Soon after Frederick Terna arrived at Terezín, a Nazi concentration camp, in 1943, he began sketching. He drew triple-level bunk beds, lines of people awaiting meager food rations, and the railroad tracks that transported prisoners to Auschwitz. He signed some sketches with a symbol so they couldn’t be traced back to him. Drawing, he found, was a reminder of his humanity.
Terna was 16 years old when German troops marched into Prague, his hometown, in 1939. When American soldiers liberated him six years later, he says, he was “one of those shuffling skeletons.” He had been held in four concentration camps and had starved, escaped, been caught, and frozen nearly to death. He returned to Prague and learned that no one else in his immediate family had survived the war.
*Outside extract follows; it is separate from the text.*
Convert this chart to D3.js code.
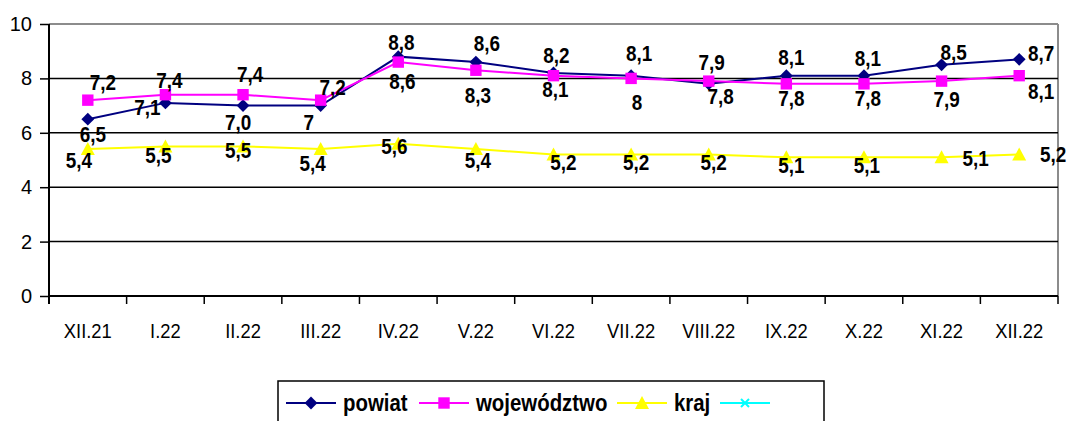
<!DOCTYPE html>
<html>
<head>
<meta charset="utf-8">
<script src="https://cdn.jsdelivr.net/npm/d3@7"></script>
<style>
  body { margin: 0; background: #fff; }
  svg { display: block; font-family: 'Liberation Sans', Arial, sans-serif; }
</style>
</head>
<body>
<div id="chart"></div>
<script>
const categories = ['XII.21', 'I.22', 'II.22', 'III.22', 'IV.22', 'V.22', 'VI.22', 'VII.22', 'VIII.22', 'IX.22', 'X.22', 'XI.22', 'XII.22'];
const powiat = [6.5, 7.1, 7.0, 7.0, 8.8, 8.6, 8.2, 8.1, 7.8, 8.1, 8.1, 8.5, 8.7];
const wojewodztwo = [7.2, 7.4, 7.4, 7.2, 8.6, 8.3, 8.1, 8.0, 7.9, 7.8, 7.8, 7.9, 8.1];
const kraj = [5.4, 5.5, 5.5, 5.4, 5.6, 5.4, 5.2, 5.2, 5.2, 5.1, 5.1, 5.1, 5.2];
const powiatLabels = ['6,5', '7,1', '7,0', '7', '8,8', '8,6', '8,2', '8,1', '7,8', '8,1', '8,1', '8,5', '8,7'];
const wojewodztwoLabels = ['7,2', '7,4', '7,4', '7,2', '8,6', '8,3', '8,1', '8', '7,9', '7,8', '7,8', '7,9', '8,1'];
const krajLabels = ['5,4', '5,5', '5,5', '5,4', '5,6', '5,4', '5,2', '5,2', '5,2', '5,1', '5,1', '5,1', '5,2'];
const yTicks = [0, 2, 4, 6, 8, 10];
const legendNames = ['powiat', 'województwo', 'kraj', ''];

// where each data label sits relative to its point (Excel moved some by hand)
const powiatOffsets = [[5, 15], [-18, 4], [-5, 17], [-12, 17], [3, -14], [11, -19], [3, -18], [8, -22], [12, 12], [5, -18], [4, -17], [12, -13], [22, -6]];
const wojOffsets = [[15, -18], [4, -14], [7, -20], [12, -13], [4, 19], [2, 25], [2, 14], [6, 24], [3, -19], [5, 14], [4, 14], [5, 18], [22, 16]];
const krajOffsets = [[-9, 11], [-7, 9], [-5, 4], [-8, 14], [-4, 3], [2, 11], [10, 8], [5, 8], [5, 8], [5, 8], [3, 8], [34, 1], [34, 0]];

const width = 1068, height = 421;
const plotLeft = 49, plotRight = 1058, plotTop = 24, plotBottom = 296;
const narrow = 0.86; // no Arial Narrow installed, squeeze the bold text instead

const svg = d3.select('#chart').append('svg')
    .attr('width', width)
    .attr('height', height);

const x = d3.scaleBand().domain(categories).range([plotLeft, plotRight]).padding(0);
const y = d3.scaleLinear().domain([0, 10]).range([plotBottom, plotTop]);
const cx = c => x(c) + x.bandwidth() / 2;

// plot frame: gray top/right, black gridlines
svg.append('line')
    .attr('x1', plotLeft).attr('x2', plotRight).attr('y1', plotTop).attr('y2', plotTop)
    .attr('stroke', '#8c8c8c').attr('stroke-width', 2);
svg.append('line')
    .attr('x1', plotRight).attr('x2', plotRight).attr('y1', plotTop).attr('y2', plotBottom)
    .attr('stroke', '#8c8c8c').attr('stroke-width', 2);

svg.append('g')
    .selectAll('line')
    .data(yTicks.filter(t => t > 0 && t < 10))
    .enter().append('line')
    .attr('x1', plotLeft).attr('x2', plotRight)
    .attr('y1', d => y(d)).attr('y2', d => y(d))
    .attr('stroke', '#000').attr('stroke-width', 1.5);

// y axis
const yAxis = svg.append('g')
    .attr('transform', `translate(${plotLeft},0)`)
    .call(d3.axisLeft(y).tickValues(yTicks).tickSize(9).tickSizeOuter(0).tickPadding(8).tickFormat(d3.format('d')));
yAxis.select('.domain').attr('stroke-width', 2).attr('d', `M0,${plotTop}V${plotBottom + 8}`);
yAxis.selectAll('.tick line').attr('stroke-width', 1.5);
yAxis.selectAll('.tick text').attr('font-size', 20).attr('fill', '#000')
    .attr('font-family', "'Liberation Sans', Arial, sans-serif");

// x axis with ticks between categories
const xAxis = svg.append('g')
    .attr('transform', `translate(0,${plotBottom})`);
xAxis.append('line')
    .attr('x1', plotLeft).attr('x2', plotRight).attr('y1', 0).attr('y2', 0)
    .attr('stroke', '#000').attr('stroke-width', 2);
xAxis.selectAll('line.tk')
    .data(categories.concat(['end']))
    .enter().append('line')
    .attr('class', 'tk')
    .attr('x1', (d, i) => i < categories.length ? x(d) : plotRight)
    .attr('x2', (d, i) => i < categories.length ? x(d) : plotRight)
    .attr('y1', 0).attr('y2', 8)
    .attr('stroke', '#000').attr('stroke-width', 1.5);
xAxis.selectAll('text')
    .data(categories)
    .enter().append('text')
    .attr('transform', d => `translate(${cx(d)},42) scale(0.92,1)`)
    .attr('text-anchor', 'middle')
    .attr('font-size', 20)
    .text(d => d);

const diamond = d3.symbol().type(d3.symbolSquare).size(82)();
const square = d3.symbol().type(d3.symbolSquare).size(130)();
const triangle = 'M0,-7L7,6L-7,6Z';

const series = [
    {name: 'powiat', values: powiat, labels: powiatLabels, offsets: powiatOffsets, color: '#000080', marker: diamond, rotate: 45},
    {name: 'województwo', values: wojewodztwo, labels: wojewodztwoLabels, offsets: wojOffsets, color: '#ff00ff', marker: square, rotate: 0},
    {name: 'kraj', values: kraj, labels: krajLabels, offsets: krajOffsets, color: '#ffff00', marker: triangle, rotate: 0}
];

const line = d3.line()
    .x((d, i) => cx(categories[i]))
    .y(d => y(d));

series.forEach(s => {
    const g = svg.append('g');
    g.append('path')
        .attr('d', line(s.values))
        .attr('fill', 'none')
        .attr('stroke', s.color)
        .attr('stroke-width', 2);
    g.selectAll('path.m')
        .data(s.values)
        .enter().append('path')
        .attr('class', 'm')
        .attr('d', s.marker)
        .attr('fill', s.color)
        .attr('transform', (d, i) => `translate(${cx(categories[i])},${y(d)}) rotate(${s.rotate})`);
});

// data labels on top
series.forEach(s => {
    svg.append('g')
        .selectAll('text')
        .data(s.values)
        .enter().append('text')
        .attr('transform', (d, i) => `translate(${cx(categories[i]) + s.offsets[i][0]},${y(d) + s.offsets[i][1]}) scale(${narrow},1)`)
        .attr('dy', '0.35em')
        .attr('text-anchor', 'middle')
        .attr('font-size', 22)
        .attr('font-weight', 'bold')
        .text((d, i) => s.labels[i]);
});

// legend
const legend = svg.append('g');
legend.append('rect')
    .attr('x', 278).attr('y', 381)
    .attr('width', 546).attr('height', 44)
    .attr('fill', '#fff').attr('stroke', '#000').attr('stroke-width', 1.5);

const legendX = [286, 419, 617, 720];
const legendItems = series.map(s => ({name: s.name, color: s.color, marker: s.marker, rotate: s.rotate}))
    .concat([{name: legendNames[3], color: '#00ffff', marker: null, rotate: 0}]);
const ly = 403;
legendItems.forEach((it, i) => {
    const g = legend.append('g').attr('transform', `translate(${legendX[i]},${ly})`);
    g.append('line').attr('x1', 0).attr('x2', 50).attr('y1', 0).attr('y2', 0)
        .attr('stroke', it.color).attr('stroke-width', 2);
    if (it.marker) {
        g.append('path').attr('d', it.marker).attr('fill', it.color)
            .attr('transform', `translate(25,0) rotate(${it.rotate})`);
    } else {
        g.append('path').attr('d', 'M-4,-4L4,4M-4,4L4,-4')
            .attr('stroke', it.color).attr('stroke-width', 2)
            .attr('transform', 'translate(25,0)');
    }
    g.append('text')
        .attr('transform', `translate(57,0) scale(0.85,1)`)
        .attr('dy', '0.35em')
        .attr('font-size', 24).attr('font-weight', 'bold')
        .text(it.name);
});
</script>
</body>
</html>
Terna married a fellow camp survivor and eventually ended up in New York, where he became a full-time artist. Now, at 96, he still paints and lectures. In the top floor studio of his Brooklyn home, he mixes dry pigments into acrylic paint. “It’s my stab at immortality,” he says of the medium. Terna’s canvases, thick with texture and fiery scenes, line the hallways. “We have left a record. My record is visual.”
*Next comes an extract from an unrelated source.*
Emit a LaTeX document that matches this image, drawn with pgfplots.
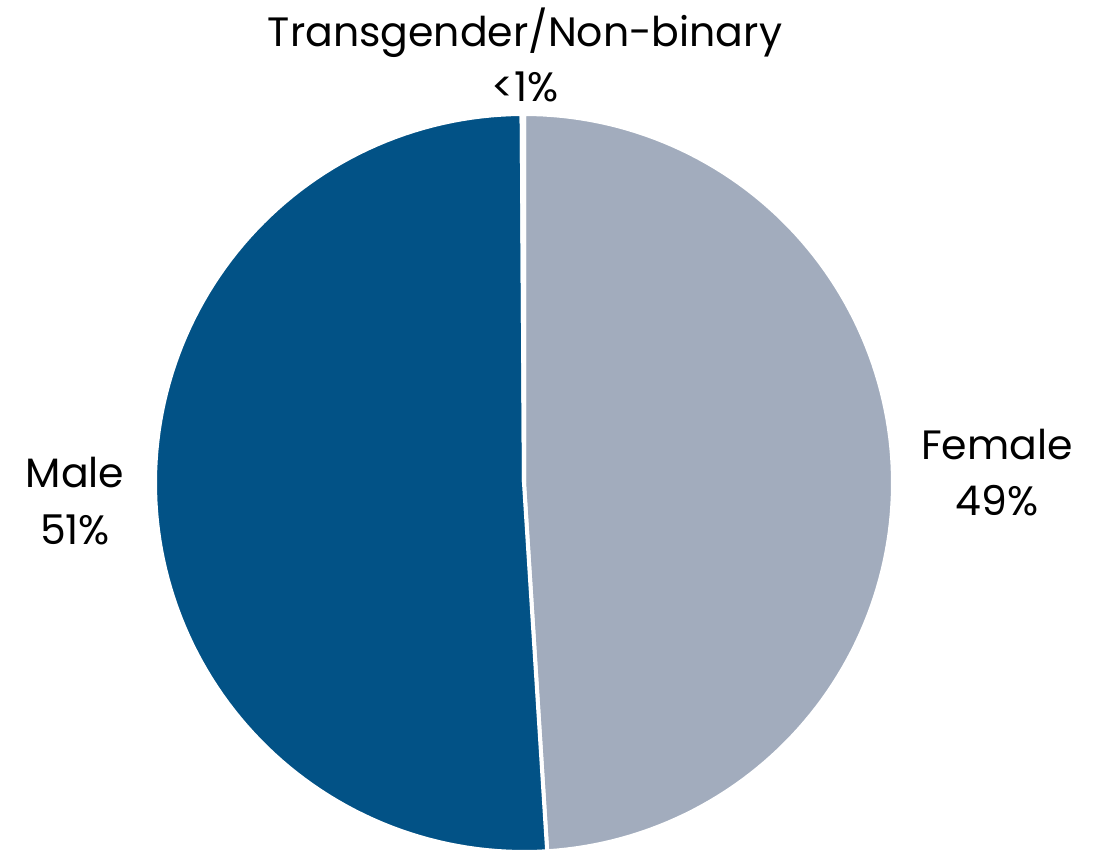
\documentclass[border=0pt]{standalone}
\usepackage{fontspec}
\setmainfont{Poppins}
\usepackage{pgfplots}
\usepackage{pgfplotstable}
\pgfplotsset{compat=1.18}

\definecolor{malecol}{HTML}{025286}
\definecolor{femalecol}{HTML}{A2ACBD}

% slice shares in percent, clockwise from 12 o'clock
\pgfplotstableread{
label value
Female 49.0
Male 50.9
Trans 0.1
}\piedata

\newcommand{\lbl}{\fontsize{20.5}{24}\selectfont}

\begin{document}%
\pgfplotstablegetelem{0}{value}\of\piedata\let\vF\pgfplotsretval%
\pgfplotstablegetelem{1}{value}\of\piedata\let\vM\pgfplotsretval%
\pgfplotstablegetelem{2}{value}\of\piedata\let\vT\pgfplotsretval%
\pgfmathsetmacro{\aA}{90}%
\pgfmathsetmacro{\aB}{\aA-3.6*\vF}%
\pgfmathsetmacro{\aC}{\aB-3.6*\vM}%
\pgfmathsetmacro{\aD}{\aC-3.6*\vT}%
\begin{tikzpicture}
\begin{axis}[width=552pt,height=425pt,scale only axis,
 xmin=0,xmax=1104,ymin=0,ymax=850,axis line style={draw=none},ticks=none,
 clip=true]
\addplot[fill=femalecol,draw=white,line width=2pt,domain=\aB:\aA,samples=120]
 ({524+369*cos(x)},{367+369*sin(x)}) -- (axis cs:524,367) -- cycle;
\addplot[fill=malecol,draw=white,line width=2pt,domain=\aC:\aB,samples=120]
 ({524+369*cos(x)},{367+369*sin(x)}) -- (axis cs:524,367) -- cycle;
\addplot[fill=malecol,draw=white,line width=2pt,domain=\aD:\aC,samples=5]
 ({524+369*cos(x)},{367+369*sin(x)}) -- (axis cs:524,367) -- cycle;
\end{axis}
\begin{axis}[width=552pt,height=425pt,scale only axis,
 xmin=0,xmax=1104,ymin=0,ymax=850,axis line style={draw=none},ticks=none,
 clip=false]
\node[anchor=base,font=\lbl] at (axis cs:525,803) {Transgender/Non-binary};
\node[anchor=base,font=\lbl] at (axis cs:525,748) {<1\%};
\node[anchor=base,font=\lbl] at (axis cs:75,362) {Male};
\node[anchor=base,font=\lbl] at (axis cs:75,305) {51\%};
\node[anchor=base,font=\lbl] at (axis cs:997,390) {Female};
\node[anchor=base,font=\lbl] at (axis cs:997,334) {49\%};
\end{axis}
\pgfresetboundingbox
\path[use as bounding box] (current axis.south west) rectangle (current axis.north east);
\end{tikzpicture}%
\end{document}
Nearly 40 years after the war, Terna discovered someone had saved his drawings from Terezín and taken them to Israel. “We didn’t know then that I was actually making historical documents.” Like the number tattooed on his arm—114974—they were evidence of what happened to him and six million other Jews who perished in the Holocaust. “Yes, our families are gone, but their memory is kept alive,” he says. “It’s my obligation—and, in a way, it’s now yours, to remind the world.”